* Stored data *
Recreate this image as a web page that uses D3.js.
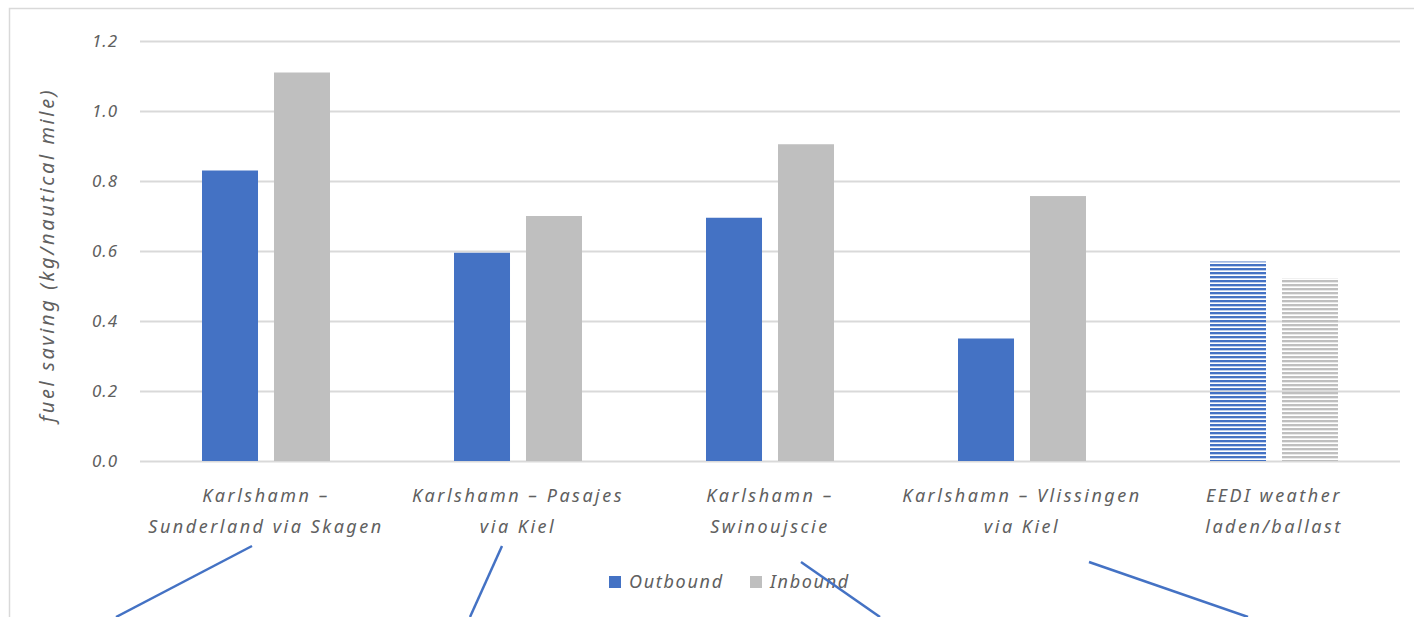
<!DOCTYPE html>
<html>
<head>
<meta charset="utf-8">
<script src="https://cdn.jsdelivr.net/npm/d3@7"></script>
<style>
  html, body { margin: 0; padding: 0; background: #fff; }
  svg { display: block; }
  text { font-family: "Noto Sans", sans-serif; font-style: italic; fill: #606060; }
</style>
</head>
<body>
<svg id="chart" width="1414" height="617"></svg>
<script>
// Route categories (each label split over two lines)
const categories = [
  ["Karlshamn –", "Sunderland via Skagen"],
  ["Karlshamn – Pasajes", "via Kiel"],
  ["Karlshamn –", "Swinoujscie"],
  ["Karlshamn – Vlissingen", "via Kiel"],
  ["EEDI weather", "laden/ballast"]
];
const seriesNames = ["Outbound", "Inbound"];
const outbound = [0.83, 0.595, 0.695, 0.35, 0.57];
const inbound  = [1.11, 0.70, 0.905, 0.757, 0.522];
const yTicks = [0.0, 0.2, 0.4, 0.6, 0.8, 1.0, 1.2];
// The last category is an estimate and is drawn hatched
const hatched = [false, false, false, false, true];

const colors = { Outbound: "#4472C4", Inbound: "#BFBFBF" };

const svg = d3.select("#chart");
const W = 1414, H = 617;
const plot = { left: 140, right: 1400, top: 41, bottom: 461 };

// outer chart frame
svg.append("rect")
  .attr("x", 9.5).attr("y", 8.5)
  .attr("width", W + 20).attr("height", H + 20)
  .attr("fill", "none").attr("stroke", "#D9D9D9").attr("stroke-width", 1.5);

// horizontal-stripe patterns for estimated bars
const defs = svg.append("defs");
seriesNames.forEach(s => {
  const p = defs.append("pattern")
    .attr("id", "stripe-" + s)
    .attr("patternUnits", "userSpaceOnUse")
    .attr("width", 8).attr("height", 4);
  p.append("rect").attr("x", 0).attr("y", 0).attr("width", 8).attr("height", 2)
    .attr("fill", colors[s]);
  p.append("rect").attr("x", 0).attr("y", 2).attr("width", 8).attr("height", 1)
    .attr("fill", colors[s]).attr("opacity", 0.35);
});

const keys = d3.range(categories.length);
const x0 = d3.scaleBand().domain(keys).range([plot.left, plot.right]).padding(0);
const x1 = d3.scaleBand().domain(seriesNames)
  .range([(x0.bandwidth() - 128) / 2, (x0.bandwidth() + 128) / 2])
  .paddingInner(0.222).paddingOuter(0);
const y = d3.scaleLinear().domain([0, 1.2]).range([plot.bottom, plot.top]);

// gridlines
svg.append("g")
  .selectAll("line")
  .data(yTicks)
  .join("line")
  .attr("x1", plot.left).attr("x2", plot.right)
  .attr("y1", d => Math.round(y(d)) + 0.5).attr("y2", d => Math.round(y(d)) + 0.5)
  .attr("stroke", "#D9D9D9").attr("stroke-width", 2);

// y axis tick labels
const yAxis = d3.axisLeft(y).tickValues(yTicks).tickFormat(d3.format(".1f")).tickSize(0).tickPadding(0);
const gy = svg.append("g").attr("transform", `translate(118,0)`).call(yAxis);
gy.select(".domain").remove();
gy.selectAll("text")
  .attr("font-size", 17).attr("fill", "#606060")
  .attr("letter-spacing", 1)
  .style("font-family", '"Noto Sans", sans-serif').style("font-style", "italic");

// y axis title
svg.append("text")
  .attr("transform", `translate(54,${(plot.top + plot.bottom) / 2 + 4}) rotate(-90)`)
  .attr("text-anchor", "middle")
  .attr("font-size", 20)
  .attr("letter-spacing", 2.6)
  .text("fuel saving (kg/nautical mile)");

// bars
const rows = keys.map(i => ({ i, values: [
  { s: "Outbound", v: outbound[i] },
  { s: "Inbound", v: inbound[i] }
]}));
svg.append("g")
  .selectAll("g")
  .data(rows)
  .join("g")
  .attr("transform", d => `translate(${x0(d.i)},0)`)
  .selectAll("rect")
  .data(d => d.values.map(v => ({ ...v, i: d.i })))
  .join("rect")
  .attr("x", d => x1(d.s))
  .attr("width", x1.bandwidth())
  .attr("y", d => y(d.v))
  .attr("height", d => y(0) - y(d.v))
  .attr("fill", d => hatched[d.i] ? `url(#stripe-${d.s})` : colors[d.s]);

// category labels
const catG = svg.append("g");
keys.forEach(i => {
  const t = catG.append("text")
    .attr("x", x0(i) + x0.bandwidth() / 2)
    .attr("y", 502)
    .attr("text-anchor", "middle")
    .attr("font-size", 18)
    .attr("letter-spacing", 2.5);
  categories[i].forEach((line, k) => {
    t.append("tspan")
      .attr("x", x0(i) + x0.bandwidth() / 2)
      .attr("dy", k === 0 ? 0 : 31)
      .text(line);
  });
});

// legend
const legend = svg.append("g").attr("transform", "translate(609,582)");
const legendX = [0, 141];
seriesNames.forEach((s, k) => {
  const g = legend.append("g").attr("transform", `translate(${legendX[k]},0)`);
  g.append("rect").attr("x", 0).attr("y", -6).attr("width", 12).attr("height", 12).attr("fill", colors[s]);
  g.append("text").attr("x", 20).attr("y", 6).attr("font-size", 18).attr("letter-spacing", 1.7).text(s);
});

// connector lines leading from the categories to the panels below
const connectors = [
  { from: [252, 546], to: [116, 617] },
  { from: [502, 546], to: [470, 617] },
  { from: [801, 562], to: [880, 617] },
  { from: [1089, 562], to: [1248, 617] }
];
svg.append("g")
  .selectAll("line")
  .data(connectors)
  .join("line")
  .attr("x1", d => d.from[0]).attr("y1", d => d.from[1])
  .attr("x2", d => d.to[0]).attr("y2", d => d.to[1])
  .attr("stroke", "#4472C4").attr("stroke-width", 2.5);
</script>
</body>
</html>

* The request *
Transcribe the listing in full and omit the pictures.

* Solution below *
Recreate this image as a web page that uses D3.js.
<!DOCTYPE html>
<html>
<head>
<meta charset="utf-8">
<script src="https://cdn.jsdelivr.net/npm/d3@7"></script>
<style>
  html, body { margin: 0; padding: 0; background: #fff; }
  svg { display: block; }
  text { font-family: "Noto Sans", sans-serif; font-style: italic; fill: #606060; }
</style>
</head>
<body>
<svg id="chart" width="1414" height="617"></svg>
<script>
// Route categories (each label split over two lines)
const categories = [
  ["Karlshamn –", "Sunderland via Skagen"],
  ["Karlshamn – Pasajes", "via Kiel"],
  ["Karlshamn –", "Swinoujscie"],
  ["Karlshamn – Vlissingen", "via Kiel"],
  ["EEDI weather", "laden/ballast"]
];
const seriesNames = ["Outbound", "Inbound"];
const outbound = [0.83, 0.595, 0.695, 0.35, 0.57];
const inbound  = [1.11, 0.70, 0.905, 0.757, 0.522];
const yTicks = [0.0, 0.2, 0.4, 0.6, 0.8, 1.0, 1.2];
// The last category is an estimate and is drawn hatched
const hatched = [false, false, false, false, true];

const colors = { Outbound: "#4472C4", Inbound: "#BFBFBF" };

const svg = d3.select("#chart");
const W = 1414, H = 617;
const plot = { left: 140, right: 1400, top: 41, bottom: 461 };

// outer chart frame
svg.append("rect")
  .attr("x", 9.5).attr("y", 8.5)
  .attr("width", W + 20).attr("height", H + 20)
  .attr("fill", "none").attr("stroke", "#D9D9D9").attr("stroke-width", 1.5);

// horizontal-stripe patterns for estimated bars
const defs = svg.append("defs");
seriesNames.forEach(s => {
  const p = defs.append("pattern")
    .attr("id", "stripe-" + s)
    .attr("patternUnits", "userSpaceOnUse")
    .attr("width", 8).attr("height", 4);
  p.append("rect").attr("x", 0).attr("y", 0).attr("width", 8).attr("height", 2)
    .attr("fill", colors[s]);
  p.append("rect").attr("x", 0).attr("y", 2).attr("width", 8).attr("height", 1)
    .attr("fill", colors[s]).attr("opacity", 0.35);
});

const keys = d3.range(categories.length);
const x0 = d3.scaleBand().domain(keys).range([plot.left, plot.right]).padding(0);
const x1 = d3.scaleBand().domain(seriesNames)
  .range([(x0.bandwidth() - 128) / 2, (x0.bandwidth() + 128) / 2])
  .paddingInner(0.222).paddingOuter(0);
const y = d3.scaleLinear().domain([0, 1.2]).range([plot.bottom, plot.top]);

// gridlines
svg.append("g")
  .selectAll("line")
  .data(yTicks)
  .join("line")
  .attr("x1", plot.left).attr("x2", plot.right)
  .attr("y1", d => Math.round(y(d)) + 0.5).attr("y2", d => Math.round(y(d)) + 0.5)
  .attr("stroke", "#D9D9D9").attr("stroke-width", 2);

// y axis tick labels
const yAxis = d3.axisLeft(y).tickValues(yTicks).tickFormat(d3.format(".1f")).tickSize(0).tickPadding(0);
const gy = svg.append("g").attr("transform", `translate(118,0)`).call(yAxis);
gy.select(".domain").remove();
gy.selectAll("text")
  .attr("font-size", 17).attr("fill", "#606060")
  .attr("letter-spacing", 1)
  .style("font-family", '"Noto Sans", sans-serif').style("font-style", "italic");

// y axis title
svg.append("text")
  .attr("transform", `translate(54,${(plot.top + plot.bottom) / 2 + 4}) rotate(-90)`)
  .attr("text-anchor", "middle")
  .attr("font-size", 20)
  .attr("letter-spacing", 2.6)
  .text("fuel saving (kg/nautical mile)");

// bars
const rows = keys.map(i => ({ i, values: [
  { s: "Outbound", v: outbound[i] },
  { s: "Inbound", v: inbound[i] }
]}));
svg.append("g")
  .selectAll("g")
  .data(rows)
  .join("g")
  .attr("transform", d => `translate(${x0(d.i)},0)`)
  .selectAll("rect")
  .data(d => d.values.map(v => ({ ...v, i: d.i })))
  .join("rect")
  .attr("x", d => x1(d.s))
  .attr("width", x1.bandwidth())
  .attr("y", d => y(d.v))
  .attr("height", d => y(0) - y(d.v))
  .attr("fill", d => hatched[d.i] ? `url(#stripe-${d.s})` : colors[d.s]);

// category labels
const catG = svg.append("g");
keys.forEach(i => {
  const t = catG.append("text")
    .attr("x", x0(i) + x0.bandwidth() / 2)
    .attr("y", 502)
    .attr("text-anchor", "middle")
    .attr("font-size", 18)
    .attr("letter-spacing", 2.5);
  categories[i].forEach((line, k) => {
    t.append("tspan")
      .attr("x", x0(i) + x0.bandwidth() / 2)
      .attr("dy", k === 0 ? 0 : 31)
      .text(line);
  });
});

// legend
const legend = svg.append("g").attr("transform", "translate(609,582)");
const legendX = [0, 141];
seriesNames.forEach((s, k) => {
  const g = legend.append("g").attr("transform", `translate(${legendX[k]},0)`);
  g.append("rect").attr("x", 0).attr("y", -6).attr("width", 12).attr("height", 12).attr("fill", colors[s]);
  g.append("text").attr("x", 20).attr("y", 6).attr("font-size", 18).attr("letter-spacing", 1.7).text(s);
});

// connector lines leading from the categories to the panels below
const connectors = [
  { from: [252, 546], to: [116, 617] },
  { from: [502, 546], to: [470, 617] },
  { from: [801, 562], to: [880, 617] },
  { from: [1089, 562], to: [1248, 617] }
];
svg.append("g")
  .selectAll("line")
  .data(connectors)
  .join("line")
  .attr("x1", d => d.from[0]).attr("y1", d => d.from[1])
  .attr("x2", d => d.to[0]).attr("y2", d => d.to[1])
  .attr("stroke", "#4472C4").attr("stroke-width", 2.5);
</script>
</body>
</html>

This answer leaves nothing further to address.